Exercise materials
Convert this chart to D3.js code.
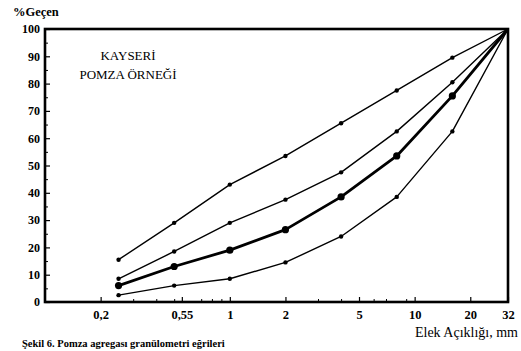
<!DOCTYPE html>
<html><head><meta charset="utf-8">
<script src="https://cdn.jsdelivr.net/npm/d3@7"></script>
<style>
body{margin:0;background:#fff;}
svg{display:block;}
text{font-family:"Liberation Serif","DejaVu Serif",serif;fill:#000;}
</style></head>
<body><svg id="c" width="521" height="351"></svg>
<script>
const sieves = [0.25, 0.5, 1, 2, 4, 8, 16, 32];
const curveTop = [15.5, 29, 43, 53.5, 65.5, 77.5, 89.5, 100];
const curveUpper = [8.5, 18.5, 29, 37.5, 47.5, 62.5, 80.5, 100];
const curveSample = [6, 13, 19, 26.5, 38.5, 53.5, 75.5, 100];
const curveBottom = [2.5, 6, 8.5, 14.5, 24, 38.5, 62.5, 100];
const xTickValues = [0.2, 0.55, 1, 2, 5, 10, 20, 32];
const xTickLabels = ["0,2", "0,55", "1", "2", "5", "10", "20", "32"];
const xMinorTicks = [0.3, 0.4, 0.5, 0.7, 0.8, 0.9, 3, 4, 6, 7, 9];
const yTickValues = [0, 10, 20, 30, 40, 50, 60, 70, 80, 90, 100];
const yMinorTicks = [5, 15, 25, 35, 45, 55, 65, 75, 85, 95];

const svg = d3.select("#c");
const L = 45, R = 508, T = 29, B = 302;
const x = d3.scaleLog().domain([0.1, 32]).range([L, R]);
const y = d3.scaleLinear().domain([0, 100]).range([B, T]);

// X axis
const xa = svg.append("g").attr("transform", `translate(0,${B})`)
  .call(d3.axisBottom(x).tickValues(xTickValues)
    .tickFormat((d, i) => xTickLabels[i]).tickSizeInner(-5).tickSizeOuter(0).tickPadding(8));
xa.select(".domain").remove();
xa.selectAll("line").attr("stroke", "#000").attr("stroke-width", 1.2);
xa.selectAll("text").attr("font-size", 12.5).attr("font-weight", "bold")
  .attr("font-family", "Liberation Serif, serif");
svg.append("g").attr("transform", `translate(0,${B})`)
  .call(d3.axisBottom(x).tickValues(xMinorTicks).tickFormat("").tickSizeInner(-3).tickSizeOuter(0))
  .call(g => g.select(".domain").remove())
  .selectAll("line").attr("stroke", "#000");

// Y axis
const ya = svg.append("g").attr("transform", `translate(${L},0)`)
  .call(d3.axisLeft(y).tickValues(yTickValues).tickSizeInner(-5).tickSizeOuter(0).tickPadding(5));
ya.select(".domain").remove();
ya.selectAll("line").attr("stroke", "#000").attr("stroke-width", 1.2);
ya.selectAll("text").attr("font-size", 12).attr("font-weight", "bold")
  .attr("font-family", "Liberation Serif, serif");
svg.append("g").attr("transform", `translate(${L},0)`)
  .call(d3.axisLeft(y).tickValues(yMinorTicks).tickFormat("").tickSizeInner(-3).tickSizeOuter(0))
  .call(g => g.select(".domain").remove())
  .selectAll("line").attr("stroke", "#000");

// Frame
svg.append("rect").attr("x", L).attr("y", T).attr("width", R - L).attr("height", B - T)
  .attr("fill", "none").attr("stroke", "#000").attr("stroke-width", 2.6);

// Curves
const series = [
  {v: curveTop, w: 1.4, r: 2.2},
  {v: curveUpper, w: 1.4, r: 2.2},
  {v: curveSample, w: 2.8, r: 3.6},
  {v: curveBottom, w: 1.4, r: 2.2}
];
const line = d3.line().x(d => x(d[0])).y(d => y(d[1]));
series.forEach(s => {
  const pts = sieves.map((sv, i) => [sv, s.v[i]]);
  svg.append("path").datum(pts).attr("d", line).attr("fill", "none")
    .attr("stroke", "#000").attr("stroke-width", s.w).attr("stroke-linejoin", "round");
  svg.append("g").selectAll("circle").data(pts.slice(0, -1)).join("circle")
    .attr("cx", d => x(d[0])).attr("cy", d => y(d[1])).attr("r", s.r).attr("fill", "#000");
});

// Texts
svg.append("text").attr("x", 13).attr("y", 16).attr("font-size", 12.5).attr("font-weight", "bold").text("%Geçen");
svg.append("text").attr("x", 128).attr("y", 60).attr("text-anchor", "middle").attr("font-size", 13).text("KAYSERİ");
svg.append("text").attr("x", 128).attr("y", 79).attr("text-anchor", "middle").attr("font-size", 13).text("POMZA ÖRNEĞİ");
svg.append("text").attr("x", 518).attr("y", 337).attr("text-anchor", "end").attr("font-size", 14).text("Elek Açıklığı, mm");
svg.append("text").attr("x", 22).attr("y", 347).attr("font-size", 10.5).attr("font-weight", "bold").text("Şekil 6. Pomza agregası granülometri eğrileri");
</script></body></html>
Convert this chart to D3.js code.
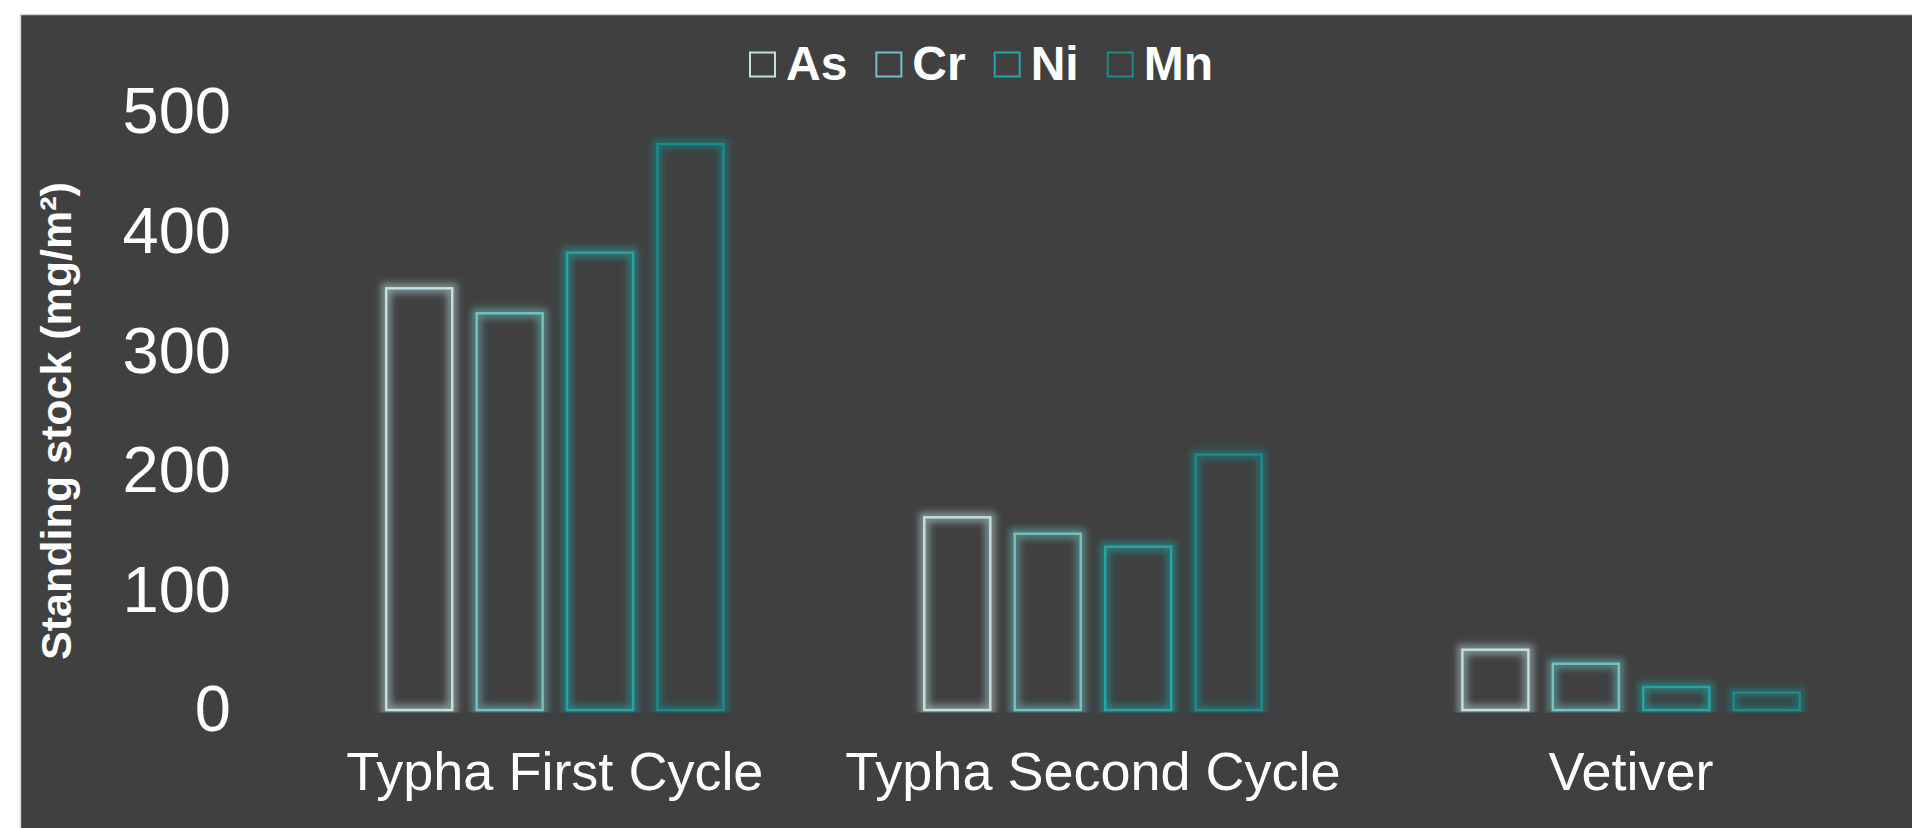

Short task
Please return, exactly as written, the lines from the first line of the records above through the line containing "const y = d3.scaleLinear().domain([0, 100]).range([B, T]);", both included, leaving out any pictures.

Full response
Convert this chart to D3.js code.
<!DOCTYPE html>
<html><head><meta charset="utf-8">
<script src="https://cdn.jsdelivr.net/npm/d3@7"></script>
<style>
body{margin:0;background:#fff;}
svg{display:block;}
text{font-family:"Liberation Serif","DejaVu Serif",serif;fill:#000;}
</style></head>
<body><svg id="c" width="521" height="351"></svg>
<script>
const sieves = [0.25, 0.5, 1, 2, 4, 8, 16, 32];
const curveTop = [15.5, 29, 43, 53.5, 65.5, 77.5, 89.5, 100];
const curveUpper = [8.5, 18.5, 29, 37.5, 47.5, 62.5, 80.5, 100];
const curveSample = [6, 13, 19, 26.5, 38.5, 53.5, 75.5, 100];
const curveBottom = [2.5, 6, 8.5, 14.5, 24, 38.5, 62.5, 100];
const xTickValues = [0.2, 0.55, 1, 2, 5, 10, 20, 32];
const xTickLabels = ["0,2", "0,55", "1", "2", "5", "10", "20", "32"];
const xMinorTicks = [0.3, 0.4, 0.5, 0.7, 0.8, 0.9, 3, 4, 6, 7, 9];
const yTickValues = [0, 10, 20, 30, 40, 50, 60, 70, 80, 90, 100];
const yMinorTicks = [5, 15, 25, 35, 45, 55, 65, 75, 85, 95];

const svg = d3.select("#c");
const L = 45, R = 508, T = 29, B = 302;
const x = d3.scaleLog().domain([0.1, 32]).range([L, R]);
const y = d3.scaleLinear().domain([0, 100]).range([B, T]);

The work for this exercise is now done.